You're trying to wriggle out of it, but it still doesn't make sense.
With complex dynamics, it is customary to make models that allow testing of those interactions without having to wait for them to happen. The procedure/model is peer reviewed and if almost all others arrive at the same conclusions, and find that the model is adequate, there emerges a consensus about the findings.
As I mentioned before, the Technical summary of the latest IPCC report stated there was low confidence that floods, droughts and storms had been increasing during the previous 50 years or so, on a global scale. Floods, droughts and storms are major events, yet climate science observations are not even able to determine with confidence whether or not they have been increasing in recent times. What does that tell you?
Exactly what they say in the report, that the (historical) data is lacking in some respects (e.g. measuring location had to be moved due to rising water levels, or urbanisation coming too close to avoid interference, or no prior measuring point available but now a new point has been made available for improved coverage and data quality going forward). Sometimes a new method of data collection is replacing a less accurate method. So there is no longer an exact 1:1 relationship between historical measuring locations and new measuring locations in the same area. That's all.

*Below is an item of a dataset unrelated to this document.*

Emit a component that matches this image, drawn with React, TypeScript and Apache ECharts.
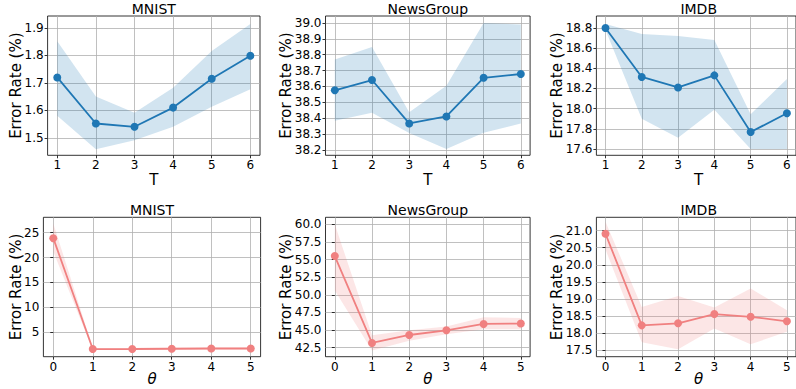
import React, { useEffect, useRef } from "react";
import * as echarts from "echarts";

// ---------- Data ----------
const tValues = [1, 2, 3, 4, 5, 6];
const thetaValues = [0, 1, 2, 3, 4, 5];

const mnistT = [1.72, 1.552, 1.54, 1.61, 1.715, 1.799];
const mnistTUpper = [1.852, 1.65, 1.591, 1.682, 1.816, 1.915];
const mnistTLower = [1.58, 1.458, 1.491, 1.54, 1.613, 1.677];

const newsT = [38.575, 38.64, 38.366, 38.41, 38.654, 38.678];
const newsTUpper = [38.77, 38.848, 38.436, 38.604, 39.0, 38.99];
const newsTLower = [38.383, 38.433, 38.305, 38.204, 38.307, 38.366];

const imdbT = [18.8, 18.314, 18.21, 18.33, 17.768, 17.954];
const imdbTUpper = [18.84, 18.74, 18.72, 18.68, 17.944, 18.294];
const imdbTLower = [18.78, 17.9, 17.71, 17.99, 17.6, 17.6];

const mnistTheta = [23.9, 1.59, 1.6, 1.65, 1.7, 1.7];
const mnistThetaUpper = [26.87, 1.8, 1.8, 1.85, 1.9, 1.9];
const mnistThetaLower = [21.2, 1.4, 1.4, 1.45, 1.5, 1.5];

const newsTheta = [55.5, 43.17, 44.3, 44.97, 45.87, 45.92];
const newsThetaUpper = [60.0, 44.27, 44.97, 45.5, 46.8, 46.7];
const newsThetaLower = [50.6, 42.1, 43.5, 44.4, 45.1, 45.1];

const imdbTheta = [20.91, 18.23, 18.29, 18.56, 18.48, 18.35];
const imdbThetaUpper = [21.26, 18.77, 19.09, 18.75, 19.31, 18.67];
const imdbThetaLower = [20.45, 17.74, 17.53, 18.14, 17.68, 18.04];

// tick labels
const mnistTTicks = [1.5, 1.6, 1.7, 1.8, 1.9];
const newsTTicks = [38.2, 38.3, 38.4, 38.5, 38.6, 38.7, 38.8, 38.9, 39.0];
const imdbTTicks = [17.6, 17.8, 18.0, 18.2, 18.4, 18.6, 18.8];
const mnistThetaTicks = [5, 10, 15, 20, 25];
const newsThetaTicks = [42.5, 45.0, 47.5, 50.0, 52.5, 55.0, 57.5, 60.0];
const imdbThetaTicks = [17.5, 18.0, 18.5, 19.0, 19.5, 20.0, 20.5, 21.0];

const titles = ["MNIST", "NewsGroup", "IMDB", "MNIST", "NewsGroup", "IMDB"];
const yAxisTitle = "Error Rate (%)";

// ---------- Styles ----------
const BLUE = "#1f77b4";
const BLUE_BAND = "rgba(31,119,180,0.2)";
const RED = "#f08080";
const RED_BAND = "rgba(240,128,128,0.2)";
const FONT = "DejaVu Sans";

const panels = [
  { xs: tValues, mean: mnistT, upper: mnistTUpper, lower: mnistTLower, yMin: 1.436, yMax: 1.944, yTicks: mnistTTicks, dec: 1,
    grid: { left: 47.6, top: 16, width: 212.4, height: 139.3 }, xMin: 0.75, xMax: 6.25, xName: "T", color: BLUE, band: BLUE_BAND, yNameX: 16 },
  { xs: tValues, mean: newsT, upper: newsTUpper, lower: newsTLower, yMin: 38.165, yMax: 39.044, yTicks: newsTTicks, dec: 1,
    grid: { left: 325.5, top: 16, width: 204.6, height: 139.3 }, xMin: 0.75, xMax: 6.25, xName: "T", color: BLUE, band: BLUE_BAND, yNameX: 286 },
  { xs: tValues, mean: imdbT, upper: imdbTUpper, lower: imdbTLower, yMin: 17.537, yMax: 18.919, yTicks: imdbTTicks, dec: 1,
    grid: { left: 596.4, top: 16, width: 204.6, height: 139.3 }, xMin: 0.75, xMax: 6.25, xName: "T", color: BLUE, band: BLUE_BAND, yNameX: 557 },
  { xs: thetaValues, mean: mnistTheta, upper: mnistThetaUpper, lower: mnistThetaLower, yMin: 0.05, yMax: 28.1, yTicks: mnistThetaTicks, dec: 0,
    grid: { left: 43.4, top: 217.3, width: 217.2, height: 139.4 }, xMin: -0.25, xMax: 5.25, xName: "θ", color: RED, band: RED_BAND, yNameX: 16 },
  { xs: thetaValues, mean: newsTheta, upper: newsThetaUpper, lower: newsThetaLower, yMin: 41.22, yMax: 61.0, yTicks: newsThetaTicks, dec: 1,
    grid: { left: 325.5, top: 217.3, width: 204.6, height: 139.4 }, xMin: -0.25, xMax: 5.25, xName: "θ", color: RED, band: RED_BAND, yNameX: 286 },
  { xs: thetaValues, mean: imdbTheta, upper: imdbThetaUpper, lower: imdbThetaLower, yMin: 17.314, yMax: 21.39, yTicks: imdbThetaTicks, dec: 1,
    grid: { left: 596.4, top: 217.3, width: 204.6, height: 139.4 }, xMin: -0.25, xMax: 5.25, xName: "θ", color: RED, band: RED_BAND, yNameX: 557 },
];

function buildOption() {
  const grids: any[] = [];
  const xAxes: any[] = [];
  const yAxes: any[] = [];
  const series: any[] = [];
  const graphics: any[] = [];

  panels.forEach((p, i) => {
    grids.push({
      ...p.grid,
      show: true,
      borderColor: "#000",
      borderWidth: 0.8,
      backgroundColor: "transparent",
      containLabel: false,
    });
    const tickStyle = { show: true, inside: false, length: 3, lineStyle: { color: "#000", width: 0.8 } };
    const labelStyle = { color: "#000", fontFamily: FONT, fontSize: 12 };
    xAxes.push({
      type: "value",
      gridIndex: i,
      min: p.xMin,
      max: p.xMax,
      axisLine: { show: false },
      axisTick: { ...tickStyle, customValues: p.xs },
      axisLabel: { ...labelStyle, margin: 4, customValues: p.xs, formatter: (v: number) => String(Math.round(v)) },
      splitLine: { show: true, lineStyle: { color: "#b0b0b0", width: 0.8 } },
    });
    yAxes.push({
      type: "value",
      gridIndex: i,
      min: p.yMin,
      max: p.yMax,
      axisLine: { show: false },
      axisTick: { ...tickStyle, customValues: p.yTicks },
      axisLabel: { ...labelStyle, margin: 4, customValues: p.yTicks, formatter: (v: number) => v.toFixed(p.dec) },
      splitLine: { show: true, lineStyle: { color: "#b0b0b0", width: 0.8 } },
    });
    // uncertainty band
    series.push({
      type: "custom",
      xAxisIndex: i,
      yAxisIndex: i,
      data: p.xs.map((x, j) => [x, p.lower[j], p.upper[j]]),
      encode: { x: 0, y: [1, 2] },
      silent: true,
      z: 1,
      renderItem: (params: any, api: any) => {
        if (params.dataIndex !== 0) return { type: "group", children: [] };
        const top = p.xs.map((x, j) => api.coord([x, p.upper[j]]));
        const bot = p.xs.map((x, j) => api.coord([x, p.lower[j]])).reverse();
        return {
          type: "polygon",
          shape: { points: top.concat(bot) },
          style: { fill: p.band, stroke: "none" },
          silent: true,
        };
      },
    });
    series.push({
      type: "line",
      xAxisIndex: i,
      yAxisIndex: i,
      data: p.xs.map((x, j) => [x, p.mean[j]]),
      symbol: "circle",
      symbolSize: 8,
      itemStyle: { color: p.color },
      lineStyle: { color: p.color, width: 1.8 },
      z: 3,
    });

    const cx = p.grid.left + p.grid.width / 2;
    const cy = p.grid.top + p.grid.height / 2;
    const row = i < 3 ? 0 : 1;
    // title
    graphics.push({
      type: "text",
      x: cx,
      y: row === 0 ? 8.5 : 209.7,
      style: { text: titles[i], font: `14px "${FONT}"`, fill: "#000", textAlign: "center", textVerticalAlign: "middle" },
    });
    // x name
    graphics.push({
      type: "text",
      x: cx,
      y: row === 0 ? 179.5 : 379,
      style: {
        text: p.xName,
        font: `${row === 1 ? "italic " : ""}15px "${FONT}"`,
        fill: "#000",
        textAlign: "center",
        textVerticalAlign: "middle",
      },
    });
    // y name
    graphics.push({
      type: "text",
      x: p.yNameX,
      y: cy,
      rotation: Math.PI / 2,
      style: { text: yAxisTitle, font: `15px "${FONT}"`, fill: "#000", textAlign: "center", textVerticalAlign: "middle" },
    });
  });

  return {
    animation: false,
    backgroundColor: "#fff",
    grid: grids,
    xAxis: xAxes,
    yAxis: yAxes,
    series,
    graphic: graphics,
  };
}

export default function App() {
  const ref = useRef<HTMLDivElement>(null);
  useEffect(() => {
    if (!ref.current) return;
    const chart = echarts.init(ref.current, undefined, { renderer: "svg" });
    chart.setOption(buildOption() as any);
    return () => chart.dispose();
  }, []);
  return (
    <div
      ref={ref}
      style={{ position: "fixed", left: 0, top: 0, width: 796, height: 389, background: "#fff" }}
    />
  );
}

It seems like I still have to explain it, "confidence levels," tell something about the data quality and consensus that follows from those observations. You are presumably still thinking that it is the same as a likelihood, but that's something else (i.e. the probability of something happening).
The confidence level can be increased by e.g. more frequent observations or more accurate observations, or spatially more dense observations. This becomes easier now than it was in the past, because the quality of sensors is increasing, and the cost is often dropping, thus allowing to deploy more of them (where few or none were there before). The larger quantities also allow to more easily identify outliers, and its data can then be validated or rejected before being added to the final dataset.